> **The task**
Set all the material down again unchanged, without the pictures.

(Code that draws figures)
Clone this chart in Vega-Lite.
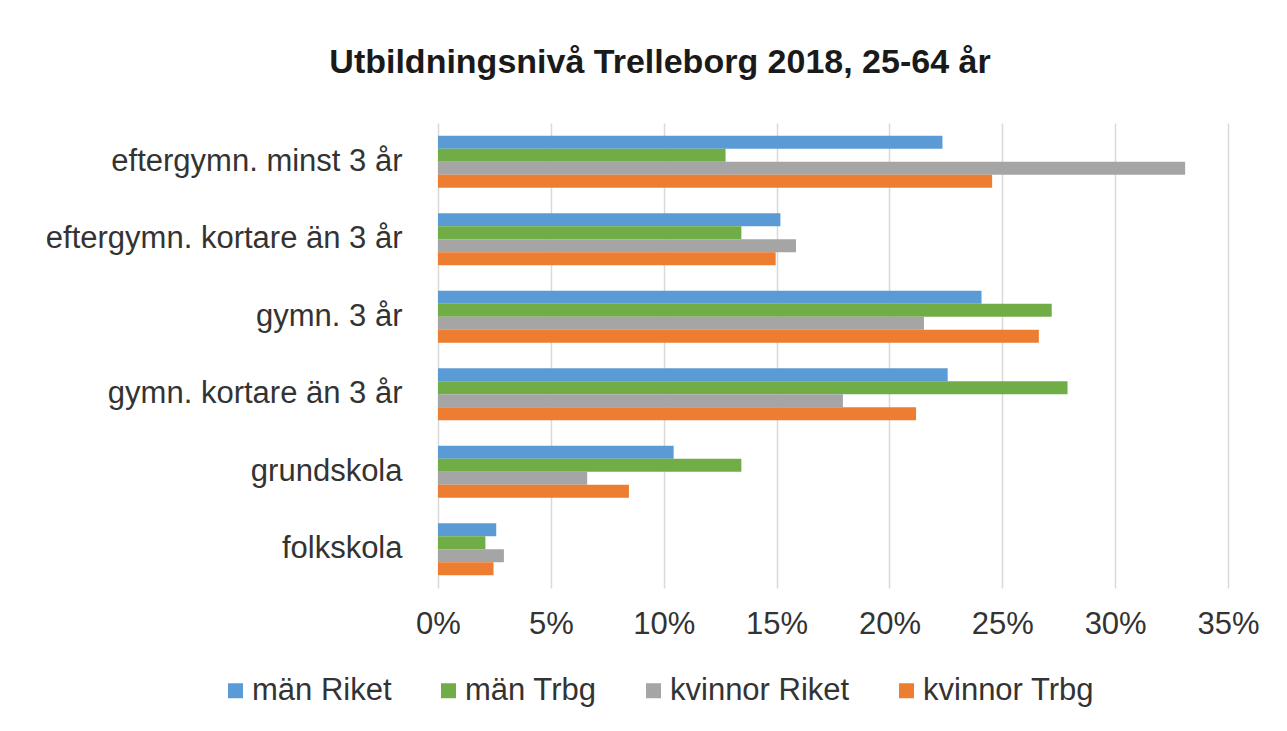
{
  "$schema": "https://vega.github.io/schema/vega-lite/v6.json",
  "width": 790,
  "height": 465,
  "autosize": {"type": "none"},
  "padding": {"left": 438, "top": 123, "right": 59, "bottom": 143},
  "background": "white",
  "title": {
    "text": "Utbildningsnivå  Trelleborg 2018, 25-64 år",
    "anchor": "middle",
    "frame": "group",
    "dx": -173,
    "baseline": "alphabetic",
    "offset": 16,
    "font": "Liberation Sans",
    "fontSize": 34,
    "fontWeight": "bold",
    "color": "#1a1a1a"
  },
  "data": {
    "values": [
      {"niva": "eftergymn. minst 3 år", "grupp": "män Riket", "andel": 0.2235},
      {"niva": "eftergymn. minst 3 år", "grupp": "män Trbg", "andel": 0.1274},
      {"niva": "eftergymn. minst 3 år", "grupp": "kvinnor Riket", "andel": 0.331},
      {"niva": "eftergymn. minst 3 år", "grupp": "kvinnor Trbg", "andel": 0.2455},
      {"niva": "eftergymn. kortare än 3 år", "grupp": "män Riket", "andel": 0.1517},
      {"niva": "eftergymn. kortare än 3 år", "grupp": "män Trbg", "andel": 0.1344},
      {"niva": "eftergymn. kortare än 3 år", "grupp": "kvinnor Riket", "andel": 0.1586},
      {"niva": "eftergymn. kortare än 3 år", "grupp": "kvinnor Trbg", "andel": 0.1496},
      {"niva": "gymn. 3 år", "grupp": "män Riket", "andel": 0.2408},
      {"niva": "gymn. 3 år", "grupp": "män Trbg", "andel": 0.2719},
      {"niva": "gymn. 3 år", "grupp": "kvinnor Riket", "andel": 0.2153},
      {"niva": "gymn. 3 år", "grupp": "kvinnor Trbg", "andel": 0.2662},
      {"niva": "gymn. kortare än 3 år", "grupp": "män Riket", "andel": 0.2258},
      {"niva": "gymn. kortare än 3 år", "grupp": "män Trbg", "andel": 0.2789},
      {"niva": "gymn. kortare än 3 år", "grupp": "kvinnor Riket", "andel": 0.1794},
      {"niva": "gymn. kortare än 3 år", "grupp": "kvinnor Trbg", "andel": 0.2118},
      {"niva": "grundskola", "grupp": "män Riket", "andel": 0.1044},
      {"niva": "grundskola", "grupp": "män Trbg", "andel": 0.1344},
      {"niva": "grundskola", "grupp": "kvinnor Riket", "andel": 0.0661},
      {"niva": "grundskola", "grupp": "kvinnor Trbg", "andel": 0.0846},
      {"niva": "folkskola", "grupp": "män Riket", "andel": 0.0258},
      {"niva": "folkskola", "grupp": "män Trbg", "andel": 0.021},
      {"niva": "folkskola", "grupp": "kvinnor Riket", "andel": 0.0292},
      {"niva": "folkskola", "grupp": "kvinnor Trbg", "andel": 0.0246}
    ]
  },
  "mark": {"type": "bar"},
  "encoding": {
    "y": {
      "field": "niva",
      "type": "nominal",
      "sort": ["eftergymn. minst 3 år", "eftergymn. kortare än 3 år", "gymn. 3 år", "gymn. kortare än 3 år", "grundskola", "folkskola"],
      "scale": {"paddingInner": 0.33, "paddingOuter": 0.165},
      "axis": {
        "title": null,
        "domain": false,
        "ticks": false,
        "grid": false,
        "labelPadding": 36,
        "labelFont": "Liberation Sans",
        "labelFontSize": 31,
        "labelColor": "#333333",
        "labelLimit": 500
      }
    },
    "yOffset": {
      "field": "grupp",
      "type": "nominal",
      "sort": ["män Riket", "män Trbg", "kvinnor Riket", "kvinnor Trbg"]
    },
    "x": {
      "field": "andel",
      "type": "quantitative",
      "scale": {"domain": [0, 0.35], "nice": false},
      "axis": {
        "title": null,
        "format": ".0%",
        "values": [0, 0.05, 0.1, 0.15, 0.2, 0.25, 0.3, 0.35],
        "domain": false,
        "ticks": false,
        "grid": true,
        "gridColor": "#D9D9D9",
        "gridWidth": 1.5,
        "labelPadding": 21,
        "labelFont": "Liberation Sans",
        "labelFontSize": 31,
        "labelColor": "#333333",
        "labelFlush": false
      }
    },
    "color": {
      "field": "grupp",
      "type": "nominal",
      "sort": ["män Riket", "män Trbg", "kvinnor Riket", "kvinnor Trbg"],
      "scale": {
        "domain": ["män Riket", "män Trbg", "kvinnor Riket", "kvinnor Trbg"],
        "range": ["#5B9BD5", "#70AD47", "#A5A5A5", "#ED7D31"]
      },
      "legend": {
        "title": null,
        "orient": "none",
        "direction": "horizontal",
        "columns": 4,
        "legendX": -218,
        "legendY": 552,
        "symbolType": "square",
        "symbolSize": 225,
        "symbolStrokeWidth": 0,
        "labelOffset": 1,
        "columnPadding": 41,
        "labelFont": "Liberation Sans",
        "labelFontSize": 31,
        "labelColor": "#333333",
        "labelLimit": 400
      }
    }
  },
  "config": {"view": {"stroke": null}}
}
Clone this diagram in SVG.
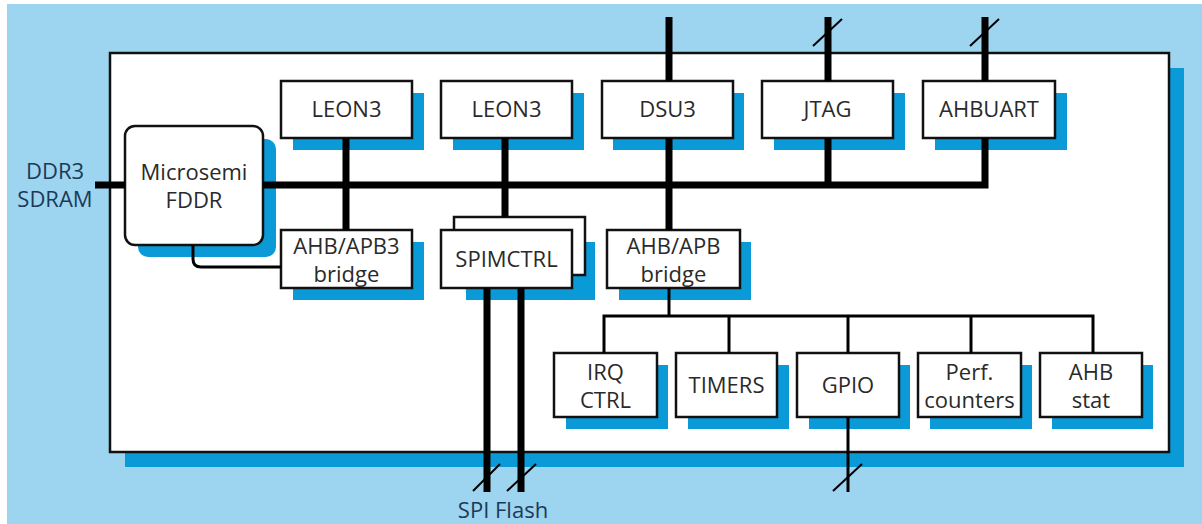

> **Written answer**
Clone this chart in Vega-Lite.
{
  "$schema": "https://vega.github.io/schema/vega-lite/v6.json",
  "width": 790,
  "height": 465,
  "autosize": {"type": "none"},
  "padding": {"left": 438, "top": 123, "right": 59, "bottom": 143},
  "background": "white",
  "title": {
    "text": "Utbildningsnivå  Trelleborg 2018, 25-64 år",
    "anchor": "middle",
    "frame": "group",
    "dx": -173,
    "baseline": "alphabetic",
    "offset": 16,
    "font": "Liberation Sans",
    "fontSize": 34,
    "fontWeight": "bold",
    "color": "#1a1a1a"
  },
  "data": {
    "values": [
      {"niva": "eftergymn. minst 3 år", "grupp": "män Riket", "andel": 0.2235},
      {"niva": "eftergymn. minst 3 år", "grupp": "män Trbg", "andel": 0.1274},
      {"niva": "eftergymn. minst 3 år", "grupp": "kvinnor Riket", "andel": 0.331},
      {"niva": "eftergymn. minst 3 år", "grupp": "kvinnor Trbg", "andel": 0.2455},
      {"niva": "eftergymn. kortare än 3 år", "grupp": "män Riket", "andel": 0.1517},
      {"niva": "eftergymn. kortare än 3 år", "grupp": "män Trbg", "andel": 0.1344},
      {"niva": "eftergymn. kortare än 3 år", "grupp": "kvinnor Riket", "andel": 0.1586},
      {"niva": "eftergymn. kortare än 3 år", "grupp": "kvinnor Trbg", "andel": 0.1496},
      {"niva": "gymn. 3 år", "grupp": "män Riket", "andel": 0.2408},
      {"niva": "gymn. 3 år", "grupp": "män Trbg", "andel": 0.2719},
      {"niva": "gymn. 3 år", "grupp": "kvinnor Riket", "andel": 0.2153},
      {"niva": "gymn. 3 år", "grupp": "kvinnor Trbg", "andel": 0.2662},
      {"niva": "gymn. kortare än 3 år", "grupp": "män Riket", "andel": 0.2258},
      {"niva": "gymn. kortare än 3 år", "grupp": "män Trbg", "andel": 0.2789},
      {"niva": "gymn. kortare än 3 år", "grupp": "kvinnor Riket", "andel": 0.1794},
      {"niva": "gymn. kortare än 3 år", "grupp": "kvinnor Trbg", "andel": 0.2118},
      {"niva": "grundskola", "grupp": "män Riket", "andel": 0.1044},
      {"niva": "grundskola", "grupp": "män Trbg", "andel": 0.1344},
      {"niva": "grundskola", "grupp": "kvinnor Riket", "andel": 0.0661},
      {"niva": "grundskola", "grupp": "kvinnor Trbg", "andel": 0.0846},
      {"niva": "folkskola", "grupp": "män Riket", "andel": 0.0258},
      {"niva": "folkskola", "grupp": "män Trbg", "andel": 0.021},
      {"niva": "folkskola", "grupp": "kvinnor Riket", "andel": 0.0292},
      {"niva": "folkskola", "grupp": "kvinnor Trbg", "andel": 0.0246}
    ]
  },
  "mark": {"type": "bar"},
  "encoding": {
    "y": {
      "field": "niva",
      "type": "nominal",
      "sort": ["eftergymn. minst 3 år", "eftergymn. kortare än 3 år", "gymn. 3 år", "gymn. kortare än 3 år", "grundskola", "folkskola"],
      "scale": {"paddingInner": 0.33, "paddingOuter": 0.165},
      "axis": {
        "title": null,
        "domain": false,
        "ticks": false,
        "grid": false,
        "labelPadding": 36,
        "labelFont": "Liberation Sans",
        "labelFontSize": 31,
        "labelColor": "#333333",
        "labelLimit": 500
      }
    },
    "yOffset": {
      "field": "grupp",
      "type": "nominal",
      "sort": ["män Riket", "män Trbg", "kvinnor Riket", "kvinnor Trbg"]
    },
    "x": {
      "field": "andel",
      "type": "quantitative",
      "scale": {"domain": [0, 0.35], "nice": false},
      "axis": {
        "title": null,
        "format": ".0%",
        "values": [0, 0.05, 0.1, 0.15, 0.2, 0.25, 0.3, 0.35],
        "domain": false,
        "ticks": false,
        "grid": true,
        "gridColor": "#D9D9D9",
        "gridWidth": 1.5,
        "labelPadding": 21,
        "labelFont": "Liberation Sans",
        "labelFontSize": 31,
        "labelColor": "#333333",
        "labelFlush": false
      }
    },
    "color": {
      "field": "grupp",
      "type": "nominal",
      "sort": ["män Riket", "män Trbg", "kvinnor Riket", "kvinnor Trbg"],
      "scale": {
        "domain": ["män Riket", "män Trbg", "kvinnor Riket", "kvinnor Trbg"],
        "range": ["#5B9BD5", "#70AD47", "#A5A5A5", "#ED7D31"]
      },
      "legend": {
        "title": null,
        "orient": "none",
        "direction": "horizontal",
        "columns": 4,
        "legendX": -218,
        "legendY": 552,
        "symbolType": "square",
        "symbolSize": 225,
        "symbolStrokeWidth": 0,
        "labelOffset": 1,
        "columnPadding": 41,
        "labelFont": "Liberation Sans",
        "labelFontSize": 31,
        "labelColor": "#333333",
        "labelLimit": 400
      }
    }
  },
  "config": {"view": {"stroke": null}}
}
Clone this diagram in SVG.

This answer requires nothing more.